Evaluate: `int_0^(pi//2) e^x (sinx-cos x) dx`

To evaluate the integral \[ I = \int_0^{\frac{\pi}{2}} e^x (\sin x - \cos x) \, dx, \] we can split this integral into two parts: \[ I = \int_0^{\frac{\pi}{2}} e^x \sin x \, dx - \int_0^{\frac{\pi}{2}} e^x \cos x \, dx. \] Let's denote: \[ I_1 = \int_0^{\frac{\pi}{2}} e^x \sin x \, dx, \] \[ I_2 = \int_0^{\frac{\pi}{2}} e^x \cos x \, dx. \] Thus, we have: \[ I = I_1 - I_2. \] ### Step 1: Evaluate \( I_1 \) To evaluate \( I_1 \), we will use integration by parts.
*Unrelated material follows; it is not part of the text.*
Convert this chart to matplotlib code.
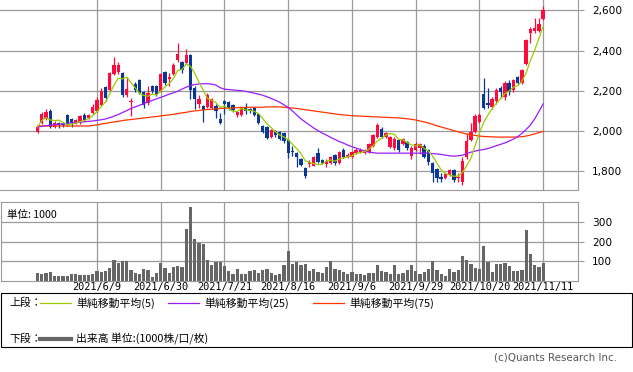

Let: - \( u = \sin x \) → \( du = \cos x \, dx \) - \( dv = e^x \, dx \) → \( v = e^x \) Using integration by parts: \[ I_1 = \left[ e^x \sin x \right]_0^{\frac{\pi}{2}} - \int_0^{\frac{\pi}{2}} e^x \cos x \, dx. \] Calculating the boundary term: \[ \left[ e^x \sin x \right]_0^{\frac{\pi}{2}} = e^{\frac{\pi}{2}} \sin\left(\frac{\pi}{2}\right) - e^0 \sin(0) = e^{\frac{\pi}{2}} \cdot 1 - 1 \cdot 0 = e^{\frac{\pi}{2}}. \] Thus, we have: \[ I_1 = e^{\frac{\pi}{2}} - I_2. \] ### Step 2: Evaluate \( I_2 \) Now, we can evaluate \( I_2 \) using integration by parts as well. Let: - \( u = \cos x \) → \( du = -\sin x \, dx \) - \( dv = e^x \, dx \) → \( v = e^x \) Using integration by parts: \[ I_2 = \left[ e^x \cos x \right]_0^{\frac{\pi}{2}} + \int_0^{\frac{\pi}{2}} e^x \sin x \, dx. \] Calculating the boundary term: \[ \left[ e^x \cos x \right]_0^{\frac{\pi}{2}} = e^{\frac{\pi}{2}} \cos\left(\frac{\pi}{2}\right) - e^0 \cos(0) = e^{\frac{\pi}{2}} \cdot 0 - 1 \cdot 1 = -1. \] Thus, we have: \[ I_2 = -1 + I_1. \] ### Step 3: Substitute back Now we can substitute \( I_2 \) back into the equation for \( I_1 \): \[ I_1 = e^{\frac{\pi}{2}} - (-1 + I_1). \] This simplifies to: \[ I_1 = e^{\frac{\pi}{2}} + 1 - I_1. \] Adding \( I_1 \) to both sides gives: \[ 2I_1 = e^{\frac{\pi}{2}} + 1. \] Thus, \[ I_1 = \frac{e^{\frac{\pi}{2}} + 1}{2}. \] ### Step 4: Find \( I_2 \) Now substituting \( I_1 \) back into the equation for \( I_2 \): \[ I_2 = -1 + \frac{e^{\frac{\pi}{2}} + 1}{2} = \frac{e^{\frac{\pi}{2}} + 1 - 2}{2} = \frac{e^{\frac{\pi}{2}} - 1}{2}. \] ### Step 5: Final Calculation of \( I \) Now we can find \( I \): \[ I = I_1 - I_2 = \left( \frac{e^{\frac{\pi}{2}} + 1}{2} \right) - \left( \frac{e^{\frac{\pi}{2}} - 1}{2} \right). \] This simplifies to: \[ I = \frac{(e^{\frac{\pi}{2}} + 1) - (e^{\frac{\pi}{2}} - 1)}{2} = \frac{2}{2} = 1. \] Thus, the final answer is: \[ \int_0^{\frac{\pi}{2}} e^x (\sin x - \cos x) \, dx = 1. \]